Telah banyak diperbincangkan bahwa orientasi pendidikan saat ini cenderung hanya bersifat akademis. Akibatnya seperti sering terjadi, mencuatnya kasus kecurangan dalam pelaksanaan Ujian Nasional, bahkan ada yang diprakarsai oleh guru dan sekolah. Belum lagi kasus tawuran antar siswa, meningkatnya jumlah pemakai narkoba, kasus aborsi, dan tindak kriminal di kalangan pelajar lainnya. Selama puluhan tahun tanpa disadari, ternyata bangsa ini hanya berorientasi pada intelektualisme seperti yang terjadi di sebagian besar sekolah yaitu mengutamakan nilai akademis. Hal itu menunjukkan bahwa pendidikan saat ini hanya mentransfer ilmu pengetahuan (transfer of knowledge), sehingga kerap mengabaikan nilai-nilai moralitas.

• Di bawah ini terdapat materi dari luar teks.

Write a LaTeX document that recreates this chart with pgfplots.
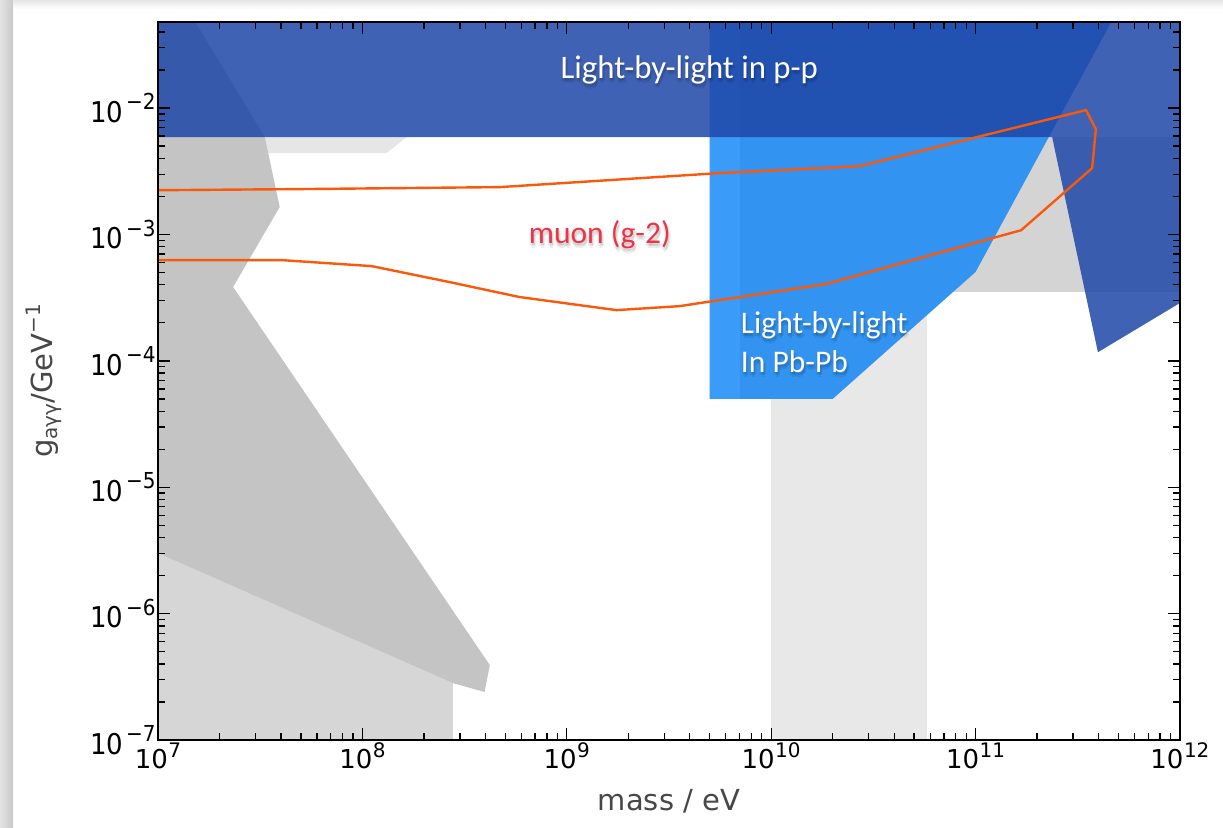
\documentclass[border=0pt]{standalone}
\usepackage{pgfplots}
\pgfplotsset{compat=1.18}
\usepackage{fontspec}
\setmainfont{DejaVu Sans}
\newfontfamily\calfont{Carlito}

\definecolor{ppblue}{RGB}{31,71,168}
\definecolor{pbblue}{RGB}{51,147,240}
\definecolor{pbblue2}{RGB}{58,156,248}
\definecolor{gmed}{RGB}{196,196,196}
\definecolor{glow}{RGB}{214,214,214}
\definecolor{gstrip}{RGB}{230,230,230}
\definecolor{gband}{RGB}{232,232,232}
\definecolor{gright}{RGB}{212,212,212}
\definecolor{muon}{RGB}{250,88,10}
\definecolor{muontext}{RGB}{240,50,70}

\newcommand{\expo}[1]{\pgfmathtruncatemacro{\ee}{round(#1)}\ifnum\ee<0 \kern2bp−\number\numexpr-\ee\relax\else\ee\fi}
\newcommand{\tlab}[1]{{\fontsize{26bp}{26bp}\selectfont 10\kern0.5bp\raisebox{11.5bp}{\fontsize{20bp}{20bp}\selectfont\expo{#1}}}}

\tikzset{lbl/.style={font=\calfont\fontsize{31.5bp}{36bp}\selectfont},
  sh/.style={lbl, text=black, opacity=0.07}}
\newcommand{\shtext}[5][31.5bp]{% size, pos, anchor, color, text
  \node[sh, font=\calfont\fontsize{#1}{36bp}\selectfont, anchor=#3, xshift=1bp, yshift=-2bp] at (#2) {#5};
  \node[sh, font=\calfont\fontsize{#1}{36bp}\selectfont, anchor=#3, xshift=2.5bp, yshift=-3.5bp] at (#2) {#5};
  \node[sh, font=\calfont\fontsize{#1}{36bp}\selectfont, anchor=#3, xshift=-1bp, yshift=-3bp] at (#2) {#5};
  \node[sh, font=\calfont\fontsize{#1}{36bp}\selectfont, anchor=#3, xshift=1bp, yshift=-5bp] at (#2) {#5};
  \node[lbl, font=\calfont\fontsize{#1}{36bp}\selectfont, anchor=#3, text=#4] at (#2) {#5};
}

\begin{document}
\begin{tikzpicture}
\useasboundingbox (0,0) rectangle (1223bp,828bp);
\fill[white] (0,0) rectangle (1223bp,828bp);
\shade[left color=gray!22, right color=gray!42] (0,0) rectangle (13bp,828bp);
\shade[top color=gray!20, bottom color=white] (13bp,819bp) rectangle (1223bp,828bp);
\begin{axis}[
  at={(158bp,88bp)}, anchor=south west,
  scale only axis, width=1022bp, height=718bp,
  xmode=log, ymode=log, log basis x=10, log basis y=10,
  xmin=1e7, xmax=1e12, ymin=1e-7, ymax=0.048,
  axis on top,
  tick align=inside,
  major tick length=12bp, minor tick length=7bp,
  every tick/.append style={line width=1.3bp, black},
  axis line style={line width=1.6bp, black},
  xticklabel={\tlab{\tick}},
  yticklabel={\scalebox{1}[1.1]{\tlab{\tick}}},
  xticklabel style={yshift=1bp},
  yticklabel style={xshift=1bp},
  xlabel={\fontsize{29bp}{29bp}\selectfont mass / eV},
  xlabel style={at={(axis description cs:0.5,-0.0975)}, anchor=base, text=black!72},
  ylabel={\fontsize{29bp}{29bp}\selectfont g\raisebox{-5bp}{\fontsize{20bp}{20bp}\selectfont aγγ}/GeV\raisebox{12bp}{\fontsize{20bp}{20bp}\selectfont −1}},
  ylabel style={at={(axis description cs:-0.112,0.5)}, anchor=center, text=black!72},
]
% light gray lower-left region
\addplot[draw=none, fill=glow] coordinates {(1e7,3.01e-6) (2.77e8,2.82e-7) (2.77e8,1e-7) (1e7,1e-7)} -- cycle;
% light strip below p-p band
\addplot[draw=none, fill=gstrip] coordinates {(1e7,5.9e-3) (1e7,4.4e-3) (2.8e7,4.4e-3) (1.31e8,4.4e-3) (1.65e8,5.9e-3)} -- cycle;
% medium gray left region
\addplot[draw=none, fill=gmed] coordinates {(1e7,0.1) (1.52e7,0.048) (3.33e7,5.9e-3) (3.94e7,1.65e-3) (2.33e7,3.84e-4) (4.20e8,3.92e-7) (3.96e8,2.40e-7) (2.77e8,2.82e-7) (1e7,3.01e-6)} -- cycle;
% vertical light band
\addplot[draw=none, fill=gband] coordinates {(1e10,1e-7) (5.78e10,1e-7) (5.78e10,3.5e-4) (1e10,3.5e-4)} -- cycle;
% right gray region
\addplot[draw=none, fill=gright] coordinates {(5.78e10,3.5e-4) (1e12,3.5e-4) (1e12,5.9e-3) (5.78e10,5.9e-3)} -- cycle;
% Pb-Pb light-by-light
\addplot[draw=none, fill=pbblue] coordinates {(5e9,5e-5) (2e10,5e-5) (1e11,5.05e-4) (5.9e11,0.1) (5e9,0.1)} -- cycle;
\addplot[draw=none, fill=pbblue2] coordinates {(5e9,5e-5) (7e9,5e-5) (7e9,0.1) (5e9,0.1)} -- cycle;
% p-p light-by-light
\addplot[draw=none, fill=ppblue, fill opacity=0.85] coordinates {(1e7,0.1) (1e12,0.1) (1e12,2.87e-4) (3.97e11,1.17e-4) (2.37e11,5.9e-3) (1e7,5.9e-3)} -- cycle;
% muon g-2 contour
\addplot[color=muon, line width=2.4bp, line join=round] coordinates {
 (1e7,2.24e-3) (5.53e7,2.29e-3) (4.70e8,2.37e-3) (5.58e9,3.06e-3) (2.70e10,3.47e-3)
 (3.47e11,9.64e-3) (3.88e11,6.82e-3) (3.72e11,3.35e-3) (1.67e11,1.08e-3)
 (1.86e10,4.06e-4) (3.56e9,2.71e-4) (1.75e9,2.52e-4) (5.87e8,3.20e-4)
 (2.67e8,4.20e-4) (1.11e8,5.62e-4) (4.08e7,6.26e-4) (1e7,6.26e-4)};
% labels
\shtext[32.8bp]{axis cs:3.98e9,0.01725}{base}{white}{Light-by-light in p-p}
\shtext{axis cs:1.45e9,8.55e-4}{base}{muontext}{muon (g-2)}
\shtext{axis cs:6.84e9,1.66e-4}{base west}{white}{Light-by-light}
\shtext{axis cs:6.84e9,8.15e-5}{base west}{white}{In Pb-Pb}
\end{axis}
\end{tikzpicture}
\end{document}
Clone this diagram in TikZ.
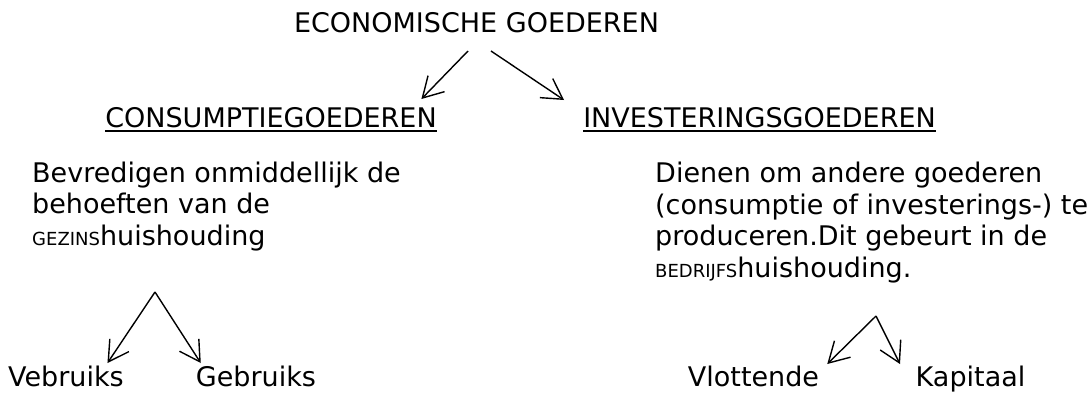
\documentclass[tikz,border=0pt]{standalone}
\usepackage{fontspec}
\setmainfont{DejaVu Sans}
\usetikzlibrary{arrows.meta}

\newcommand{\klein}[1]{{\fontsize{18}{31.5}\selectfont #1}}

\begin{document}
\begin{tikzpicture}[x=1pt,y=-1pt,
    every node/.style={inner sep=0pt, font=\fontsize{27}{31.5}\selectfont},
    kop/.style={anchor=base},
    blok/.style={anchor=base west, align=left},
    pijl/.style={-{Straight Barb[length=20pt,width=23pt]}, line width=1.4pt},
    streep/.style={line width=1.5pt}]
    \useasboundingbox (0,0) rectangle (1091,392);

    \node[kop] (eco) at (476.5,32) {ECONOMISCHE GOEDEREN};
    \node[kop] (cons) at (271,127) {CONSUMPTIEGOEDEREN};
    \node[kop] (inv) at (759.5,127) {INVESTERINGSGOEDEREN};
    \draw[streep] ([yshift=-4pt]cons.base west) -- ([yshift=-4pt]cons.base east); %
    \draw[streep] ([yshift=-4pt]inv.base west) -- ([yshift=-4pt]inv.base east); %

    % base = laatste regel
    \node[blok] (gezin) at (32,245) {Bevredigen onmiddellijk de\\behoeften van de\\\klein{GEZINS}huishouding};
    \node[blok] (bedrijf) at (655,277) {Dienen om andere goederen\\(consumptie of investerings-) te\\produceren.Dit gebeurt in de\\\klein{BEDRIJFS}huishouding.};

    \coordinate (gezin-split) at (155,292);
    \coordinate (bedrijf-split) at (876,316);

    \node[kop] (verb) at (66,386) {Vebruiks};
    \node[kop] (gebr) at (256,386) {Gebruiks};
    \node[kop] (vlot) at (753.5,386) {Vlottende};
    \node[kop] (kap) at (970.5,386) {Kapitaal};

    \draw[pijl] ([xshift=-8.5pt,yshift=-19pt]eco.base) -- ([xshift=-15.5pt,yshift=28pt]cons.base east); %
    \draw[pijl] ([xshift=14.5pt,yshift=-19pt]eco.base) -- ([xshift=-19pt,yshift=27pt]inv.base west); %
    \draw[pijl] (gezin-split) -- ([xshift=-16.5pt,yshift=23pt]verb.base east); %
    \draw[pijl] (gezin-split) -- ([xshift=5pt,yshift=23pt]gebr.base west); %
    \draw[pijl] (bedrijf-split) -- ([xshift=8pt,yshift=22pt]vlot.base east); %
    \draw[pijl] (bedrijf-split) -- ([xshift=-15.5pt,yshift=22pt]kap.base west); %
\end{tikzpicture}
\end{document}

Persoalan tersebut menghasilkan output pribadi siswa yang rapuh. Banyak kasus dimana siswa yang tidak lulus ujian mengalami stres sehingga meningkatkan tindakan kekerasan bahkan kerap berujung pada tragedi bunuh diri.
Hal ini tentu perlu dipertanyakan, sudah sejak jaman dulu rumusan pendidikan selalu untuk membentuk manusia yang utuh dan lengkap meliputi berbagai aspek. Socrates, misalnya, menegaskan bahwa pendidikan merupakan proses pengembangan manusia ke arah kearifan (wisdom), pengetahuan (knowledge), dan etika (conduct).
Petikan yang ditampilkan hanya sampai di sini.